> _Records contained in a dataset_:
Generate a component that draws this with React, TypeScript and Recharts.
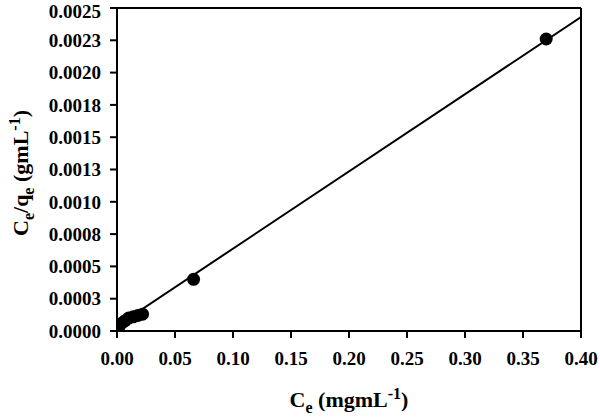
import {
  ComposedChart,
  Scatter,
  Line,
  XAxis,
  YAxis,
  ReferenceLine,
} from "recharts";

const ceValues = [0.0003, 0.001, 0.002, 0.004, 0.007, 0.01, 0.014, 0.018, 0.022, 0.066, 0.37];
const ceQeValues = [0.000002, 0.00002, 0.00004, 0.00006, 0.00008, 0.0001, 0.00011, 0.00012, 0.00013, 0.0004, 0.00226];

const fitX = [0, 0.4];
const fitY = [0.00004, 0.00243];

const xTicks = [0, 0.05, 0.1, 0.15, 0.2, 0.25, 0.3, 0.35, 0.4];
const yTicks = [0, 0.00025, 0.0005, 0.00075, 0.001, 0.00125, 0.0015, 0.00175, 0.002, 0.00225, 0.0025];
const yTickLabels = ["0.0000", "0.0003", "0.0005", "0.0008", "0.0010", "0.0013", "0.0015", "0.0018", "0.0020", "0.0023", "0.0025"];

const points = ceValues.map((x, i) => ({ x, y: ceQeValues[i] }));
const fitLine = fitX.map((x, i) => ({ x, y: fitY[i] }));

const FONT = "'Liberation Serif', 'Times New Roman', serif";
const tickStyle = { fontFamily: FONT, fontWeight: 700, fontSize: 19, fill: "#000" };
const labelStyle = { fontFamily: FONT, fontWeight: 700, fontSize: 22 };

export default function App() {
  return (
    <div style={{ position: "absolute", left: 0, top: 0 }}>
      <ComposedChart width={600} height={417} margin={{ top: 8, right: 19, left: 0, bottom: 0 }}>
        <XAxis
          dataKey="x"
          type="number"
          domain={[0, 0.4]}
          ticks={xTicks}
          tickFormatter={(v: number) => v.toFixed(2)}
          height={86}
          tick={tickStyle}
          tickSize={7}
          tickMargin={14}
          axisLine={{ stroke: "#000", strokeWidth: 2 }}
          tickLine={{ stroke: "#000", strokeWidth: 2 }}
          allowDataOverflow
        />
        <YAxis
          dataKey="y"
          type="number"
          domain={[0, 0.0025]}
          ticks={yTicks}
          tickFormatter={(v: number) => yTickLabels[yTicks.indexOf(v)] ?? ""}
          width={117}
          tick={tickStyle}
          tickSize={7}
          tickMargin={9}
          axisLine={{ stroke: "#000", strokeWidth: 2 }}
          tickLine={{ stroke: "#000", strokeWidth: 2 }}
          allowDataOverflow
        />
        <ReferenceLine y={0.0025} stroke="#000" strokeWidth={2} />
        <ReferenceLine x={0.4} stroke="#000" strokeWidth={2} />
        <Line
          data={fitLine}
          dataKey="y"
          type="linear"
          stroke="#000"
          strokeWidth={2}
          dot={false}
          activeDot={false}
          isAnimationActive={false}
        />
        <Scatter data={points} dataKey="y" fill="#000" isAnimationActive={false} shape={(p: any) => <circle cx={p.cx} cy={p.cy} r={6.5} fill="#000" />} />
        <text x={349} y={407} textAnchor="middle" style={labelStyle} fill="#000">
          C<tspan fontSize={16} dy={6}>e</tspan>
          <tspan dy={-6}> (mgmL</tspan>
          <tspan fontSize={16} dy={-8}>-1</tspan>
          <tspan dy={8}>)</tspan>
        </text>
        <text x={28} y={173} transform="rotate(-90 28 173)" textAnchor="middle" style={labelStyle} fill="#000">
          C<tspan fontSize={16} dy={6}>e</tspan>
          <tspan dy={-6}>/q</tspan>
          <tspan fontSize={16} dy={6}>e</tspan>
          <tspan dy={-6}> (gmL</tspan>
          <tspan fontSize={16} dy={-8}>-1</tspan>
          <tspan dy={8}>)</tspan>
        </text>
      </ComposedChart>
    </div>
  );
}
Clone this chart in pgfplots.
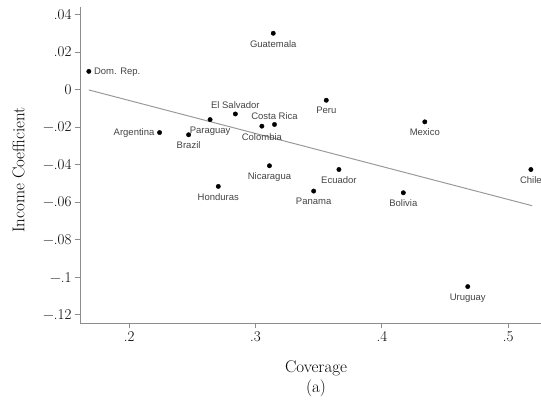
\documentclass[border=0pt]{standalone}
\usepackage{fontspec}
\newfontfamily\labfont{Liberation Sans}
\usepackage{pgfplots}
\pgfplotsset{compat=1.18}
\definecolor{axisgray}{HTML}{8C8C8C}
\definecolor{fitgray}{HTML}{9A9A9A}
\definecolor{labgray}{HTML}{444444}

\begin{document}
\begin{tikzpicture}
\begin{axis}[
  scale only axis, width=461pt, height=316pt,
  xmin=0.161, xmax=0.526, ymin=-0.1244, ymax=0.044,
  clip=false,
  axis lines*=left,
  axis line style={axisgray, line width=0.9pt, -},
  x axis line style={-}, y axis line style={-},
  tick align=outside, major tick length=5pt,
  tick style={axisgray, line width=0.8pt},
  xtick={0.2,0.3,0.4,0.5}, xticklabels={.2,.3,.4,.5},
  ytick={-0.12,-0.1,-0.08,-0.06,-0.04,-0.02,0,0.02,0.04},
  yticklabels={−.12,−.1,−.08,−.06,−.04,−.02,0,.02,.04},
  /pgf/number format/assume math mode=true,
  tick label style={font=\fontsize{15}{18}\selectfont},
  xlabel={Coverage},
  xlabel style={at={([yshift=-49pt]axis description cs:0.512,0)}, anchor=base,
    font=\fontsize{17}{20}\selectfont},
  ylabel={Income Coefficient},
  ylabel style={at={([xshift=-61.5pt]axis description cs:0,0.484)}, anchor=center,
    font=\fontsize{17}{20}\selectfont},
  every node near coord/.style={font=\labfont\fontsize{9.5}{11}\selectfont,
    text=labgray, inner sep=0pt},
  point meta=explicit symbolic,
]
% fitted line
\addplot[fitgray, line width=1pt] coordinates {(0.168,-0.0002) (0.519,-0.0619)};

% labels below the marker
\addplot[only marks, mark=*, mark size=2.2pt, black, nodes near coords,
  nodes near coords style={anchor=north, yshift=-7pt}] coordinates {
  (0.314,0.0300) [Guatemala]
  (0.356,-0.0057) [Peru]
  (0.434,-0.0172) [Mexico]
  (0.311,-0.0406) [Nicaragua]
  (0.366,-0.0426) [Ecuador]
  (0.518,-0.0426) [Chile]
  (0.2705,-0.0516) [Honduras]
  (0.346,-0.0541) [Panama]
  (0.417,-0.0550) [Bolivia]
  (0.468,-0.1050) [Uruguay]
  (0.247,-0.0241) [Brazil]
  (0.264,-0.0160) [Paraguay]
  (0.305,-0.0195) [Colombia]
};
% labels above the marker
\addplot[only marks, mark=*, mark size=2.2pt, black, nodes near coords,
  nodes near coords style={anchor=base, yshift=5pt}] coordinates {
  (0.284,-0.0130) [El Salvador]
  (0.315,-0.0186) [Costa Rica]
};
% label to the right
\addplot[only marks, mark=*, mark size=2.2pt, black, nodes near coords,
  nodes near coords style={anchor=west, xshift=5pt, yshift=-1pt}] coordinates {
  (0.168,0.0097) [Dom. Rep.]
};
% label to the left
\addplot[only marks, mark=*, mark size=2.2pt, black, nodes near coords,
  nodes near coords style={anchor=east, xshift=-5pt, yshift=-1pt}] coordinates {
  (0.224,-0.0229) [Argentina]
};

\node[anchor=base, font=\fontsize{17}{20}\selectfont]
  at ([yshift=-69pt]axis description cs:0.512,0) {(a)};
\end{axis}
\pgfresetboundingbox
\path[use as bounding box] ([xshift=-80pt,yshift=-82pt]current axis.south west)
  rectangle ([yshift=7pt]current axis.north east);
\end{tikzpicture}
\end{document}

> _Work required_:
Exactly reproduce the run of lines from the start of the listing through the line with "const fitY = [0.00004, 0.00243];", inclusive; pictures are not copied.

> _Task solution_:
Generate a component that draws this with React, TypeScript and Recharts.
import {
  ComposedChart,
  Scatter,
  Line,
  XAxis,
  YAxis,
  ReferenceLine,
} from "recharts";

const ceValues = [0.0003, 0.001, 0.002, 0.004, 0.007, 0.01, 0.014, 0.018, 0.022, 0.066, 0.37];
const ceQeValues = [0.000002, 0.00002, 0.00004, 0.00006, 0.00008, 0.0001, 0.00011, 0.00012, 0.00013, 0.0004, 0.00226];

const fitX = [0, 0.4];
const fitY = [0.00004, 0.00243];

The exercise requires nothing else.